L'histoire :
Plazza Dorrego, Buenos Aires, 1998. une foule de grands-mères défile sous l'œil attentif des caméras de TV pour médiatiser leur cause. Interpellé par ce drame largement médiatisé, Mario, un jeune homme de 20 ans, décide d'aller à la rencontre de ses grands-mères. Il s'interroge sur ses origines car sa ressemblance avec ses parents n'est pas frappante (il n'y a aucune photo de lui bébé dans les archives familiales !). Il est accompagné dans sa démarche par son ami Santiago. Les deux garçons discutent avec les abuelas et poursuivent leurs échanges dans leur appartement. Pour lever les voiles sur ses doutes, Mario fait un test ADN. Santiago (qui tombe sous le charme de la belle infirmière) aussi. Mais les deux étudiants sont loin de mesurer les conséquences de cet acte anodin sur leurs vies et celles de leur entourage.

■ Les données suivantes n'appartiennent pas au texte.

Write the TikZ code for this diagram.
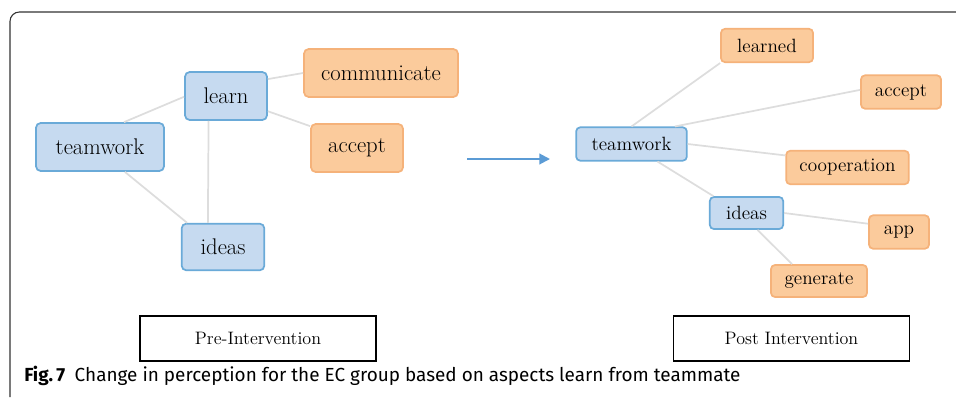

Ce qu'on en pense sur la planète BD :
De 1976 à 1983, la dictature de la junte militaire a sévi en Argentine. Tant et si bien que près de 30 000 opposants au régime ont été supprimés. Parmi eux, figuraient des femmes enceintes, dont les nouveaux-nés ont été arrachés à leur naissance, avant que ces femmes là soient elles-même liquidées. Depuis 1977, les grands-mères de ces enfants adoptés par des famille remuent ciel et terre pour les retrouver. C'est cette histoire méconnue des occidentaux que Matz, féru d'Amérique du Sud, a choisi de raconter avec une sensibilité qui tranche avec ses précédentes BD. Pour le coup, on est loin de Julio Popper, du Travailleur de la Nuit... ou même du Tueur. Pourtant, il plane ici un soupçon cynique sur les limites de l'âme humaine, basculant dans l'horreur et l'absurdité. Sans sombrer dans la polémique politique, il livre un scénario (qui met du temps à décoller) sur la complexité des rapports humains, quand la quête d'identité passe par là avec une douceur étonnante. Il est bien aidé en cela par le dessin voluptueux et élégant de Mayalen Goust, venue du monde de l'illustration. Sa progression graphique depuis le triptyque Kamarades est d'ailleurs à saluer : son trait gagne en fluidité et en dynamisme, ses couleurs sont moins évanescentes et plus affirmées. Vies volées est une belle découverte de ce début d'année.